### [WHAT TO DO]
Reproduce every line of the listing as written, apart from the pictures.

### [SOURCE MATERIAL]
--- --- ---

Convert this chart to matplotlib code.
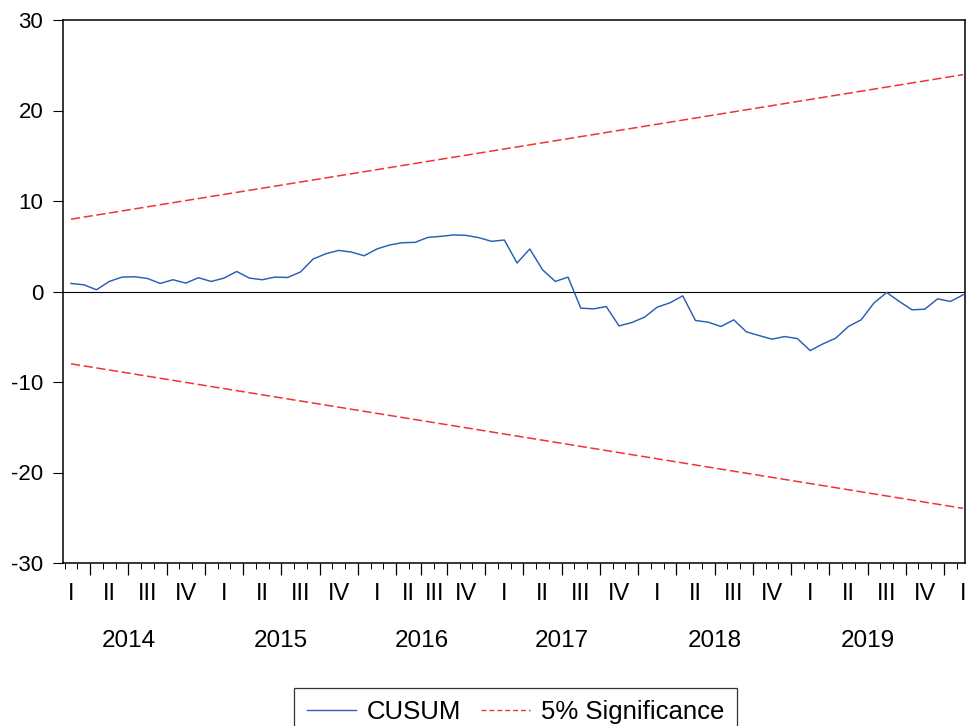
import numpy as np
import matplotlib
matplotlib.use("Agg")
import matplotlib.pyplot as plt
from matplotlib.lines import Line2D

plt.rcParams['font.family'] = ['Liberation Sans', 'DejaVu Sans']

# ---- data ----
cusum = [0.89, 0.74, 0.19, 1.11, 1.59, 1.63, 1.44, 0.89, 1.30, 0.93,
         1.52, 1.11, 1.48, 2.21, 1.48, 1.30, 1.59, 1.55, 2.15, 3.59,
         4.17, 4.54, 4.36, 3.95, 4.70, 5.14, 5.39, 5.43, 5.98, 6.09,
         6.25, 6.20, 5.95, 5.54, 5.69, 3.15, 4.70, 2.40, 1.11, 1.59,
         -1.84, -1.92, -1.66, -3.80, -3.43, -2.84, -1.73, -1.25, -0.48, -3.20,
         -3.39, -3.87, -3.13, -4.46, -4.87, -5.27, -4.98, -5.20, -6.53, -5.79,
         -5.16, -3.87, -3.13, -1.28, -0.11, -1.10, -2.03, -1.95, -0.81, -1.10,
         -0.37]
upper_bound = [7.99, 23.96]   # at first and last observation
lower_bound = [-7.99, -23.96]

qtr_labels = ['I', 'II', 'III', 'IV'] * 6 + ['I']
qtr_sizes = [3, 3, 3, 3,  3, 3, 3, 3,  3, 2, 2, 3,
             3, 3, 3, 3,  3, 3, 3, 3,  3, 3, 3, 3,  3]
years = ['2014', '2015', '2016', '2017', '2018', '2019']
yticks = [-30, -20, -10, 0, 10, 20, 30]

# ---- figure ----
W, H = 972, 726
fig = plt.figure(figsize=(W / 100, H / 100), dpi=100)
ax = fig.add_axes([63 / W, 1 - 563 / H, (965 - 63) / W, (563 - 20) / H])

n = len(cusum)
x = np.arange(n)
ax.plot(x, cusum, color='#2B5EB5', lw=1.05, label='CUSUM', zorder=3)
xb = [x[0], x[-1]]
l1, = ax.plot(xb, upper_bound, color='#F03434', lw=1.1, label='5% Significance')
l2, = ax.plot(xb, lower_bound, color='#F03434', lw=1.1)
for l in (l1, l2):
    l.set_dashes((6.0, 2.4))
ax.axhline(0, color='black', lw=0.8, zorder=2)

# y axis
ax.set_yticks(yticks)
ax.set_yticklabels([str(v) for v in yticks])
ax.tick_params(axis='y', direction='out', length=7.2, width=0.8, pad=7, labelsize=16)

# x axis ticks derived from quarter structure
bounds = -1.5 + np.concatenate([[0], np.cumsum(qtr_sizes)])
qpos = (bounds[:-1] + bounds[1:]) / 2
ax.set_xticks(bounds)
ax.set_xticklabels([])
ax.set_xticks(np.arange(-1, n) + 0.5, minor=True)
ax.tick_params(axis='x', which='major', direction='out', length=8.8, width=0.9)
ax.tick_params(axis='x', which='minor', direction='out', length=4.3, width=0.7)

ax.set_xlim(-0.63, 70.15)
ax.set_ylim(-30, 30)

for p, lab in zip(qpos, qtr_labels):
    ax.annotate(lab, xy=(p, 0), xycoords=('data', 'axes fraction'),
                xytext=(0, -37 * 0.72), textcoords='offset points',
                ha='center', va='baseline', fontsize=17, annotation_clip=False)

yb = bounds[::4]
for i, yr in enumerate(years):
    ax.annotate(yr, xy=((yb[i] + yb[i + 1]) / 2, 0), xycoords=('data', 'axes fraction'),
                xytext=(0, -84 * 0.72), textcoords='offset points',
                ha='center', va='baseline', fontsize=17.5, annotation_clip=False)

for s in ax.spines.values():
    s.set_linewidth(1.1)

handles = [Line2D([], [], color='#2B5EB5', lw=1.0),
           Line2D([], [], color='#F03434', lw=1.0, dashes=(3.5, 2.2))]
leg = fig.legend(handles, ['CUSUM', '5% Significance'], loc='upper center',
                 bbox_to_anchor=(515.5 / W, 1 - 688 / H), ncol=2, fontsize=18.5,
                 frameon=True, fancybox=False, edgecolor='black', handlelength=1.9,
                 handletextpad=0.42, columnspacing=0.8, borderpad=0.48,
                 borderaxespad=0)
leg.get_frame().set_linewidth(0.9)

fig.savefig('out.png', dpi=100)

--- --- ---

### [SOLUTION FOR THIS PROBLEM]
Convert this chart to matplotlib code.
import numpy as np
import matplotlib
matplotlib.use("Agg")
import matplotlib.pyplot as plt
from matplotlib.lines import Line2D

plt.rcParams['font.family'] = ['Liberation Sans', 'DejaVu Sans']

# ---- data ----
cusum = [0.89, 0.74, 0.19, 1.11, 1.59, 1.63, 1.44, 0.89, 1.30, 0.93,
         1.52, 1.11, 1.48, 2.21, 1.48, 1.30, 1.59, 1.55, 2.15, 3.59,
         4.17, 4.54, 4.36, 3.95, 4.70, 5.14, 5.39, 5.43, 5.98, 6.09,
         6.25, 6.20, 5.95, 5.54, 5.69, 3.15, 4.70, 2.40, 1.11, 1.59,
         -1.84, -1.92, -1.66, -3.80, -3.43, -2.84, -1.73, -1.25, -0.48, -3.20,
         -3.39, -3.87, -3.13, -4.46, -4.87, -5.27, -4.98, -5.20, -6.53, -5.79,
         -5.16, -3.87, -3.13, -1.28, -0.11, -1.10, -2.03, -1.95, -0.81, -1.10,
         -0.37]
upper_bound = [7.99, 23.96]   # at first and last observation
lower_bound = [-7.99, -23.96]

qtr_labels = ['I', 'II', 'III', 'IV'] * 6 + ['I']
qtr_sizes = [3, 3, 3, 3,  3, 3, 3, 3,  3, 2, 2, 3,
             3, 3, 3, 3,  3, 3, 3, 3,  3, 3, 3, 3,  3]
years = ['2014', '2015', '2016', '2017', '2018', '2019']
yticks = [-30, -20, -10, 0, 10, 20, 30]

# ---- figure ----
W, H = 972, 726
fig = plt.figure(figsize=(W / 100, H / 100), dpi=100)
ax = fig.add_axes([63 / W, 1 - 563 / H, (965 - 63) / W, (563 - 20) / H])

n = len(cusum)
x = np.arange(n)
ax.plot(x, cusum, color='#2B5EB5', lw=1.05, label='CUSUM', zorder=3)
xb = [x[0], x[-1]]
l1, = ax.plot(xb, upper_bound, color='#F03434', lw=1.1, label='5% Significance')
l2, = ax.plot(xb, lower_bound, color='#F03434', lw=1.1)
for l in (l1, l2):
    l.set_dashes((6.0, 2.4))
ax.axhline(0, color='black', lw=0.8, zorder=2)

# y axis
ax.set_yticks(yticks)
ax.set_yticklabels([str(v) for v in yticks])
ax.tick_params(axis='y', direction='out', length=7.2, width=0.8, pad=7, labelsize=16)

# x axis ticks derived from quarter structure
bounds = -1.5 + np.concatenate([[0], np.cumsum(qtr_sizes)])
qpos = (bounds[:-1] + bounds[1:]) / 2
ax.set_xticks(bounds)
ax.set_xticklabels([])
ax.set_xticks(np.arange(-1, n) + 0.5, minor=True)
ax.tick_params(axis='x', which='major', direction='out', length=8.8, width=0.9)
ax.tick_params(axis='x', which='minor', direction='out', length=4.3, width=0.7)

ax.set_xlim(-0.63, 70.15)
ax.set_ylim(-30, 30)

for p, lab in zip(qpos, qtr_labels):
    ax.annotate(lab, xy=(p, 0), xycoords=('data', 'axes fraction'),
                xytext=(0, -37 * 0.72), textcoords='offset points',
                ha='center', va='baseline', fontsize=17, annotation_clip=False)

yb = bounds[::4]
for i, yr in enumerate(years):
    ax.annotate(yr, xy=((yb[i] + yb[i + 1]) / 2, 0), xycoords=('data', 'axes fraction'),
                xytext=(0, -84 * 0.72), textcoords='offset points',
                ha='center', va='baseline', fontsize=17.5, annotation_clip=False)

for s in ax.spines.values():
    s.set_linewidth(1.1)

handles = [Line2D([], [], color='#2B5EB5', lw=1.0),
           Line2D([], [], color='#F03434', lw=1.0, dashes=(3.5, 2.2))]
leg = fig.legend(handles, ['CUSUM', '5% Significance'], loc='upper center',
                 bbox_to_anchor=(515.5 / W, 1 - 688 / H), ncol=2, fontsize=18.5,
                 frameon=True, fancybox=False, edgecolor='black', handlelength=1.9,
                 handletextpad=0.42, columnspacing=0.8, borderpad=0.48,
                 borderaxespad=0)
leg.get_frame().set_linewidth(0.9)

fig.savefig('out.png', dpi=100)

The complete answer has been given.